Le recours à la terreur, à la répression aveugle, aux rafles, aux ratonnades, à l’intimidation, pour empêcher que n’adviennent le changement, la démocratie et la liberté est une vision sinon naïve, du moins suicidaire ; une cécité coupable pour ne pas voir que le vent de l’histoire souffle dans la direction des aspirations des peuples. Par conséquent, cela ne sert à rien de retarder ce que le peuple arrachera tôt ou tard de façon non-violente, à savoir sa liberté. L’intelligence, la stature, l’étoffe et l’éthique des hommes d’État comme Nelson Mandela auraient commandé la hauteur de vue, le dialogue, la recherche de l’intérêt supérieur de la nation en lieu et place de la prédation, de la corruption, de la jouissance immédiate des rentes qui semblent meubler l’horizon de toute la satrapie togolaise.

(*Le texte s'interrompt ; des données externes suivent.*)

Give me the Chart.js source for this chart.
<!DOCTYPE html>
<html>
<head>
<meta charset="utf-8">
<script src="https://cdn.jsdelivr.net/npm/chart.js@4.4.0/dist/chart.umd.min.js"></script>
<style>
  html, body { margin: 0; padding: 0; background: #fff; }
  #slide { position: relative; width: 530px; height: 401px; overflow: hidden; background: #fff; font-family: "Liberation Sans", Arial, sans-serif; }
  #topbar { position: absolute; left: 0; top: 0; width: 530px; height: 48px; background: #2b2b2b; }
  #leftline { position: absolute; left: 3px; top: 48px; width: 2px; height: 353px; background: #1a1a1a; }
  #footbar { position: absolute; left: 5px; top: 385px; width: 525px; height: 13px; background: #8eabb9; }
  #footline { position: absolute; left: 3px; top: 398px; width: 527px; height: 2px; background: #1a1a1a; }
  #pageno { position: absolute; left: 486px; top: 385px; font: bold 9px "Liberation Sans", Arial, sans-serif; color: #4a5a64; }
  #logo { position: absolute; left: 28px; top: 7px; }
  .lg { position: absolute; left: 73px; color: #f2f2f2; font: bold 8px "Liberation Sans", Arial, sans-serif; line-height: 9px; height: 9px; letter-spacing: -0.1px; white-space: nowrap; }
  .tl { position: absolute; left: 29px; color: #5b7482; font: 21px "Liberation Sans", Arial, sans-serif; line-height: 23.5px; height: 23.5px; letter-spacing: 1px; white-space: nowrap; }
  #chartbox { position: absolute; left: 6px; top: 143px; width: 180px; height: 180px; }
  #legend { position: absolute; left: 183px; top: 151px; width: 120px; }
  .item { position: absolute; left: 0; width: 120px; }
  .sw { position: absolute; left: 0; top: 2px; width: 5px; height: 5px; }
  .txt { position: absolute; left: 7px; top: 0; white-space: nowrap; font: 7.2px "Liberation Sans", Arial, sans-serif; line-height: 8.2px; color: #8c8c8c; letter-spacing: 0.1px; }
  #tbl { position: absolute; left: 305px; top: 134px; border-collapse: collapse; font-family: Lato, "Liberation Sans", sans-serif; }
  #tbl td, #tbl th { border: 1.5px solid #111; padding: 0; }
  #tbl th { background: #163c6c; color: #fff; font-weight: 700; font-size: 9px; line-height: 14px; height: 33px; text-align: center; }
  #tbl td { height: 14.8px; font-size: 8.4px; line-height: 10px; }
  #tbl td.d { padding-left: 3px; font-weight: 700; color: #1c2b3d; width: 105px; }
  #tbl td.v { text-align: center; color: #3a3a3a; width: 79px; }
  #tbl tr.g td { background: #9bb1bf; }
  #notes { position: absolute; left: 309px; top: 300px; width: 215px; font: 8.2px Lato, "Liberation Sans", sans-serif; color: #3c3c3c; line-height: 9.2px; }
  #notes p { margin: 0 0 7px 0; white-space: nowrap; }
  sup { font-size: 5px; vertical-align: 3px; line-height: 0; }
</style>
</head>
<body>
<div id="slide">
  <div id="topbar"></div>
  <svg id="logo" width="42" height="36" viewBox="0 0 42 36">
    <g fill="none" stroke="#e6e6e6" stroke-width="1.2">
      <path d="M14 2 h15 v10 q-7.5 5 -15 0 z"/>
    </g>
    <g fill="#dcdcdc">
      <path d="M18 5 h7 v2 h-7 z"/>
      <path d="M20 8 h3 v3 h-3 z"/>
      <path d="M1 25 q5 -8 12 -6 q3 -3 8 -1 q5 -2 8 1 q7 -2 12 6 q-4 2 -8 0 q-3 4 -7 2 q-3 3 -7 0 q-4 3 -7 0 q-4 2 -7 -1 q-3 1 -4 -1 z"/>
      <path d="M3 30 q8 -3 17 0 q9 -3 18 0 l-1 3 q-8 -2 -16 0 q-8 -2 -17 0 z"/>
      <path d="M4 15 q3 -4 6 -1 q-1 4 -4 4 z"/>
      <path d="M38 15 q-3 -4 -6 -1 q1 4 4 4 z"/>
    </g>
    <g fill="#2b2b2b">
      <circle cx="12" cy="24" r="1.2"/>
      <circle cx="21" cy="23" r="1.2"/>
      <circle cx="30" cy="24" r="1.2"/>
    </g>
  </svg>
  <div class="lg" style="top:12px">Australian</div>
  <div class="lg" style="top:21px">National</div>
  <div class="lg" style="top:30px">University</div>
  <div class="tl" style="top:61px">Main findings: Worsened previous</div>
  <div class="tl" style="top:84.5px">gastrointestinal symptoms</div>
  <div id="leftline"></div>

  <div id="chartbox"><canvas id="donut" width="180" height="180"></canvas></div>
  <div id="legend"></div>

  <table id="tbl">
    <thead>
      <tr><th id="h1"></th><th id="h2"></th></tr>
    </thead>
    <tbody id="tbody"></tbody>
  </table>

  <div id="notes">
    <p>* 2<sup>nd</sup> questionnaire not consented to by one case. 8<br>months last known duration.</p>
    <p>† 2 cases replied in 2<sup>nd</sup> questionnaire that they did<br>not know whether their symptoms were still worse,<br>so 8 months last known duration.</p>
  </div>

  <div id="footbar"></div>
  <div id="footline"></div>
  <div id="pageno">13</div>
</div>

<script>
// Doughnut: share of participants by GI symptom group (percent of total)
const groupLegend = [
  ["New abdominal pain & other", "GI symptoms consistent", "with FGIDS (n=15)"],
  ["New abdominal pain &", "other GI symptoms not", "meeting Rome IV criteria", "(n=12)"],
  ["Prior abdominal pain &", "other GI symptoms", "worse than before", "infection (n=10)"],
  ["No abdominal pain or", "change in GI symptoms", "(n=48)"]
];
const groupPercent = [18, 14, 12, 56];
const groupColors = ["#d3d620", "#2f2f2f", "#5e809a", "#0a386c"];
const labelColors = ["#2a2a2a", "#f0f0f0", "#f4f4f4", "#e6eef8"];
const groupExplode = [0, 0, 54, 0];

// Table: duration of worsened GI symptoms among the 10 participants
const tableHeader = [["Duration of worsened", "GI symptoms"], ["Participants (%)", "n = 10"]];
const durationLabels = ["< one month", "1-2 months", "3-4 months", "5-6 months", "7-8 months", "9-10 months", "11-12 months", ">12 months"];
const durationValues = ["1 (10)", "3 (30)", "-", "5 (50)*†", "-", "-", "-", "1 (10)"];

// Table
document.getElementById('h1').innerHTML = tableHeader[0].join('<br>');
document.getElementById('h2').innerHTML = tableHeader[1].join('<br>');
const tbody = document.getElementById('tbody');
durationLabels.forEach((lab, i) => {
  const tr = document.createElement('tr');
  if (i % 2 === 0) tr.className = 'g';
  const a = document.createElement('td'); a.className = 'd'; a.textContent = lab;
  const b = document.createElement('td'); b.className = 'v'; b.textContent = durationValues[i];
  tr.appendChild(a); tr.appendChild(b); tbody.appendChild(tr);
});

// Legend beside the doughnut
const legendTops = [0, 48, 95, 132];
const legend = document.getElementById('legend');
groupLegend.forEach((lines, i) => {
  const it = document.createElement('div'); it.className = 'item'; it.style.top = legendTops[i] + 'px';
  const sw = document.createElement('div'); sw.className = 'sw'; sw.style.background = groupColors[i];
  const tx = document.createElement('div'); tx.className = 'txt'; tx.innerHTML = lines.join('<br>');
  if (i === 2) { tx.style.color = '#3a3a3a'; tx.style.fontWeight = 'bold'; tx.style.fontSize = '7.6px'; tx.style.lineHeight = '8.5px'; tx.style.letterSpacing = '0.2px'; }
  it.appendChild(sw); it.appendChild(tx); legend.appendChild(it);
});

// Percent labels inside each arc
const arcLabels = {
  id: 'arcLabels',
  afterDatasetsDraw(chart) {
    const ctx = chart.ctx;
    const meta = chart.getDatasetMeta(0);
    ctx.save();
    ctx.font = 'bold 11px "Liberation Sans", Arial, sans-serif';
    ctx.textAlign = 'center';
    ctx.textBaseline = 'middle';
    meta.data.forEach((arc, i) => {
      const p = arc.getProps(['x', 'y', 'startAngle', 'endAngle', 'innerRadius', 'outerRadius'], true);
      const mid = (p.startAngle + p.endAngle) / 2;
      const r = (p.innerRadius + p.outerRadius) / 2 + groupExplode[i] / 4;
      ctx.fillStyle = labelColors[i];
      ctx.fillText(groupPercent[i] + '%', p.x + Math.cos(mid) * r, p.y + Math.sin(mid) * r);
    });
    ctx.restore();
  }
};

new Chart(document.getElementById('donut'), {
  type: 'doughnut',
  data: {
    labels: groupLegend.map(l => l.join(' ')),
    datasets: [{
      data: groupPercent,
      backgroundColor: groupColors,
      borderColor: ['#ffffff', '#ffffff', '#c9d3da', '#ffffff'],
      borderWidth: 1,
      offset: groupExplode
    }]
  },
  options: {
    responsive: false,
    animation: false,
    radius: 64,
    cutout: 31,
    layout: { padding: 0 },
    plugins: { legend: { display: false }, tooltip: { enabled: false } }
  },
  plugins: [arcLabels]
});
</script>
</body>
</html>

Quel avenir propose-t-on à une jeunesse qu’on martyrise, violente, embastille et méprise ? Quel genre de pays veut-on construire avec une soldatesque qui ne sait pas ce que veut dire le monde civilisé, le respect de l’être humain et l’honneur de l’uniforme ? Quelle confiance la jeunesse peut-elle avoir en un régime de ce genre ? À l’heure où des pays comme le Ghana ou l’Ethiopie, par exemple, cherchent à bâtir un destin commun avec sagesse, réalisme et courage politique pour accéder à un autre paradigme, le clan Gnassingbé, lui, s’arc-boute sur la préservation des prébendes, au mépris du peuple, et au moyen de la répression et de la terreur qui, du reste, ne constituent que des béquilles pour un régime qui ne représente que lui-même.

Voilà pourquoi il est urgent pour le peuple togolais d’écrire une nouvelle page de son devenir. Urgent de cesser d’avoir peur, pour se remobiliser et pour gagner la bataille du changement de régime.

En ce jeudi saint, puisse notre Seigneur Jésus, le Christ, avoir pitié de notre pays.